San Miguel Corp. (SMC), the Philippines’s biggest company by revenue, is ready to take advantage of falling valuations for energy assets as oil prices slump to a five-year low, President Ramon S. Ang said in an interview.
Any acquisition would be in addition to the company’s P360-billion ($8-billion) investment program planned across all its units through 2017, Ang, 60, said in his office in Mandaluyong City on Tuesday. That figure includes $2 billion to be spent on its existing oil business in Malaysia, as the company accelerates its expansion into energy.

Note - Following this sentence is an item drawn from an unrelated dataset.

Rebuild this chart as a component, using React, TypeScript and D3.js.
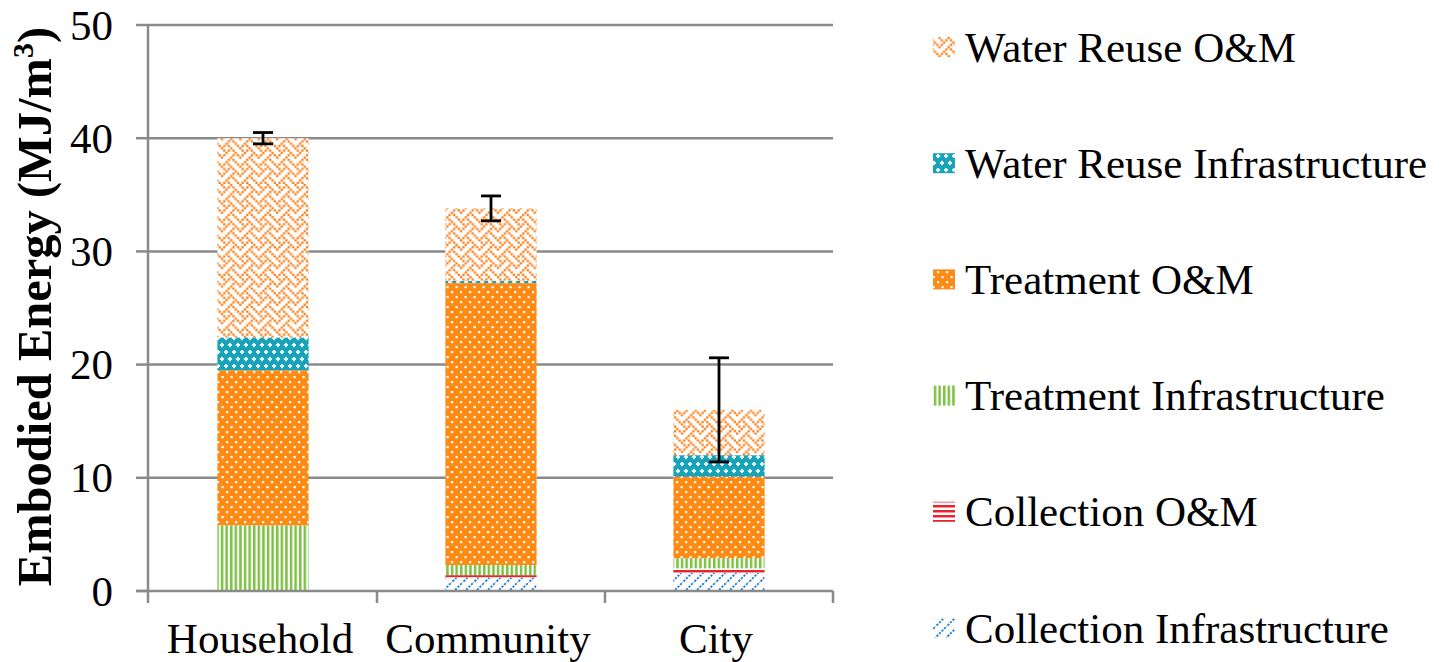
import React from 'react';
import * as d3 from 'd3';

// Stacked embodied energy by system scale (MJ/m3)
const categories = ['Household', 'Community', 'City'];
const seriesNames = [
  'Collection Infrastructure',
  'Collection O&M',
  'Treatment Infrastructure',
  'Treatment O&M',
  'Water Reuse Infrastructure',
  'Water Reuse O&M',
];
const collectionInfra = [0, 1.2, 1.6];
const collectionOM = [0, 0.2, 0.4];
const treatmentInfra = [5.8, 0.9, 0.9];
const treatmentOM = [13.7, 24.9, 7.2];
const reuseInfra = [2.9, 0.2, 1.9];
const reuseOM = [17.6, 6.4, 4.0];
const errorValues = [0.5, 1.1, 4.6];
const yTicks = [0, 10, 20, 30, 40, 50];

const seriesValues = [collectionInfra, collectionOM, treatmentInfra, treatmentOM, reuseInfra, reuseOM];

const W = 1441;
const H = 662;
const FONT = "'Liberation Serif', 'Times New Roman', serif";
const AXIS = '#8a8a8a';

const ORANGE = '#ff8a14';
const TEAL = '#17a2b8';
const GREEN = '#7cc242';
const RED = '#e8242c';
const BLUE = '#1f7fd6';

// 8x8 weave bitmap
const weave = ['10001000', '01010100', '00100010', '01000101', '10001000', '00010100', '00100010', '01010001'];

function Patterns() {
  const p = 2.3;
  return (
    <defs>
      <pattern id="pat-5" patternUnits="userSpaceOnUse" width={8 * p} height={8 * p}>
        <rect width={8 * p} height={8 * p} fill="#fff" />
        {weave.flatMap((row, r) =>
          row.split('').map((c, k) =>
            c === '1' ? <rect key={`${r}-${k}`} x={k * p} y={r * p} width={p} height={p} fill="#ff7f1a" /> : null
          )
        )}
      </pattern>
      <pattern id="pat-4" patternUnits="userSpaceOnUse" width={8} height={14}>
        <rect width={8} height={14} fill={TEAL} />
        {[[2, 2], [6, 9]].map(([cx, cy], i) => (
          <g key={i} fill="#fff">
            <rect x={cx - 0.8} y={cy - 2.2} width={1.6} height={4.4} />
            <rect x={cx - 2.2} y={cy - 0.8} width={4.4} height={1.6} />
          </g>
        ))}
      </pattern>
      <pattern id="pat-3" patternUnits="userSpaceOnUse" width={9} height={10}>
        <rect width={9} height={10} fill={ORANGE} />
        <rect x={1} y={1} width={2.2} height={2.2} fill="#fff" />
        <rect x={5.5} y={6} width={2.2} height={2.2} fill="#fff" />
      </pattern>
      <pattern id="pat-2" patternUnits="userSpaceOnUse" width={4.6} height={10}>
        <rect width={4.6} height={10} fill="#fff" />
        <rect x={0} y={0} width={2.5} height={10} fill={GREEN} />
      </pattern>
      <pattern id="pat-1" patternUnits="userSpaceOnUse" width={10} height={5}>
        <rect width={10} height={5} fill="#fff" />
        <rect x={0} y={0} width={10} height={2.5} fill={RED} />
      </pattern>
      <pattern id="pat-0" patternUnits="userSpaceOnUse" width={11} height={11}>
        <rect width={11} height={11} fill="#fff" />
        <line x1={-1} y1={12} x2={12} y2={-1} stroke={BLUE} strokeWidth={1.9} strokeDasharray="2.2 1.4" />
      </pattern>
    </defs>
  );
}

export default function App() {
  const y = d3.scaleLinear().domain([0, 50]).range([591, 25]);
  const x = d3.scaleBand<string>().domain(categories).range([149, 833]).paddingInner(0.6).paddingOuter(0.3);

  const rows = categories.map((c, i) => {
    const o: Record<string, number | string> = { category: c };
    seriesNames.forEach((s, j) => (o[s] = seriesValues[j][i]));
    return o;
  });
  const stacked = d3.stack<Record<string, number | string>>().keys(seriesNames)(rows as any);
  const totals = categories.map((_, i) => d3.sum(seriesValues, (s) => s[i]));

  const legendY = d3.scalePoint<string>().domain([...seriesNames].reverse()).range([47, 628]);
  const bw = x.bandwidth();
  const boundaries = [0, 1, 2, 3].map((i) => 149 + i * x.step());

  return (
    <svg width={W} height={H} style={{ position: 'absolute', left: 0, top: 0, background: '#fff' }} fontFamily={FONT}>
      <Patterns />
      {/* gridlines */}
      {yTicks.filter((t) => t > 0).map((t) => (
        <line key={t} x1={148} x2={833} y1={y(t)} y2={y(t)} stroke={AXIS} strokeWidth={2.5} />
      ))}
      {/* bars */}
      {stacked.map((layer, j) =>
        layer.map((d, i) => {
          const h = y(d[0]) - y(d[1]);
          if (h <= 0) return null;
          return (
            <rect key={`${j}-${i}`} x={x(categories[i])!} y={y(d[1])} width={bw} height={h} fill={`url(#pat-${j})`} />
          );
        })
      )}
      {/* axes */}
      <line x1={148} x2={148} y1={y(50)} y2={603} stroke={AXIS} strokeWidth={2.5} />
      <line x1={136} x2={833} y1={y(0)} y2={y(0)} stroke={AXIS} strokeWidth={2.5} />
      {yTicks.map((t) => (
        <g key={t}>
          <line x1={136} x2={148} y1={y(t)} y2={y(t)} stroke={AXIS} strokeWidth={2.5} />
          <text x={113} y={y(t)} textAnchor="end" dominantBaseline="central" fontSize={43} fill="#000">
            {t}
          </text>
        </g>
      ))}
      {boundaries.slice(1).map((bx, i) => (
        <line key={i} x1={bx} x2={bx} y1={y(0)} y2={603} stroke={AXIS} strokeWidth={2.5} />
      ))}
      {categories.map((c) => (
        <text key={c} x={x(c)! + bw / 2 - 3} y={653} textAnchor="middle" fontSize={43} fill="#000">
          {c}
        </text>
      ))}
      {/* error bars */}
      {categories.map((c, i) => {
        const cx = x(c)! + bw / 2;
        const lo = y(totals[i] - errorValues[i]);
        const hi = y(totals[i] + errorValues[i]);
        return (
          <g key={c} stroke="#000" strokeWidth={2.8}>
            <line x1={cx} x2={cx} y1={lo} y2={hi} />
            <line x1={cx - 10} x2={cx + 10} y1={lo} y2={lo} />
            <line x1={cx - 10} x2={cx + 10} y1={hi} y2={hi} />
          </g>
        );
      })}
      {/* axis title */}
      <text
        transform={`translate(51, ${(25 + 588) / 2}) rotate(-90)`}
        textAnchor="middle"
        fontSize={48.5}
        fontWeight="bold"
        fill="#000"
      >
        Embodied Energy (MJ/m<tspan fontSize={30} dy={-18}>3</tspan>
        <tspan dy={18}>)</tspan>
      </text>
      {/* legend */}
      {[...seriesNames].reverse().map((s) => {
        const j = seriesNames.indexOf(s);
        const ly = legendY(s)!;
        return (
          <g key={s}>
            <rect x={933} y={ly - 10} width={22} height={20} fill={`url(#pat-${j})`} />
            <text x={965} y={ly} dominantBaseline="central" fontSize={43} fill="#000">
              {s}
            </text>
          </g>
        );
      })}
    </svg>
  );
}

SMC has been chasing energy-producing assets since at least 2012, when Ang said the company was considering a $5-billion purchase in the gas industry. In July last year, he said, the company had $10 billion to spend on Southeast Asian assets, including an energy target that would boost its sales by more than 50 percent; while in September 2014 Ang said SMC had $4 billion ready to fund an oil and gas acquisition.
The plunge in oil may mean SMC is ready to pull the trigger on its move into the upstream energy business sometime this year.
“An oil and gas field is the biggest investment we’re preparing for,” he said. “We can acquire something now at a more realistic valuation.”
Ang said the valuation of the overseas energy target may have dropped by half from about $20 billion, putting the investment within reach for the company.
Revenue boost
The company that started as a brewer more than 100 years ago has more than $4 billion it can readily deploy to fund acquisitions outside its legacy food and drinks businesses. SMC has boosted revenue fivefold to $20 billion, after investing in heavy industries such as oil, power and infrastructure, Ang said.
SMC’s oil business under unit Petron Corp. will provide stable margins as long as prices aren’t volatile, Ang said. Petron will invest $1.5 billion to upgrade its 88,000-barrel-a-day refinery in Malaysia and $500 million more to increase its gasoline stations by at least 100 from 560 now, he said.
The company completed a $2-billion upgrade of its 180,000-barrel-a-day refinery in the Philippines in November last year.
Benchmark US oil dropped below $50 a barrel for the first time since April 2009, amid speculation rising global output will exacerbate a supply glut that’s driven prices into a bear market.
‘Right direction’
Prices slumped almost 50 percent in 2014, the most since the 2008 financial crisis, as the Organization of the Petroleum Exporting Countries resisted calls to cut output amid a battle with US producers for market share.
“San Miguel is likely to make money out of volume, as more people get to travel more with cheaper oil,” Harry Liu, president of Summit Securities Inc. in Manila, said in a phone interview. “Oil will remain a big part of people’s energy requirements, as population growth and infrastructure expansion continue. Expanding its oil business could be a step in the right direction.”
Petron hedges about a fourth of its fuel requirements, SMC CFO Ferdinand Constantino said on Tuesday. To manage costs, SMC plans to cut dollar-denominated debt amid prospects for a stronger US currency, while refinancing expensive loans, the CFO said.
“There would be refinancing in food, power and oil businesses,” Ang said.
SMC shares fell 0.1 percent at the noon trading break in Manila on Wednesday, after rising 18 percent last year. Petron fell 0.3 percent after a 24-percent drop in 2014.
Making deals
The most acquisitive company in the Philippines since at least 2008, SMC has successfully bought and sold assets for profit. In 2007 SMC sold Australia’s National Foods Ltd. to Japanese brewer Kirin Holdings Co. for about $2.6 billion, after acquiring the food company for $1.5 billion in 2005.
In 2013 the company sold a 27-percent stake in Manila Electric Co. for P72 billion ($1.6 billion). It had bought the shares in the power company from Government Service Insurance System in 2008 for P27 billion.
As a result of acquisitions, debts have piled up. SMC has the equivalent of about $12.2 billion of debt and interest obligations, about $9.4 billion of which is in dollars, according to data compiled by Bloomberg. Cash and equivalents rose 33 percent to P237.7 billion at the end of the third quarter.
Oil accounted for 60 percent of sales in the July-to-September period; food and drinks made up a fourth; and power generation contributed 10 percent, according to data compiled by Bloomberg. In 2008 food and drinks were 90 percent of sales. SMC is in talks with several groups interested in its unit Bank of Commerce, Ang said. The company hired Citigroup Inc. last year to help sell its stake in the lender that Ang said is valued at $500 million.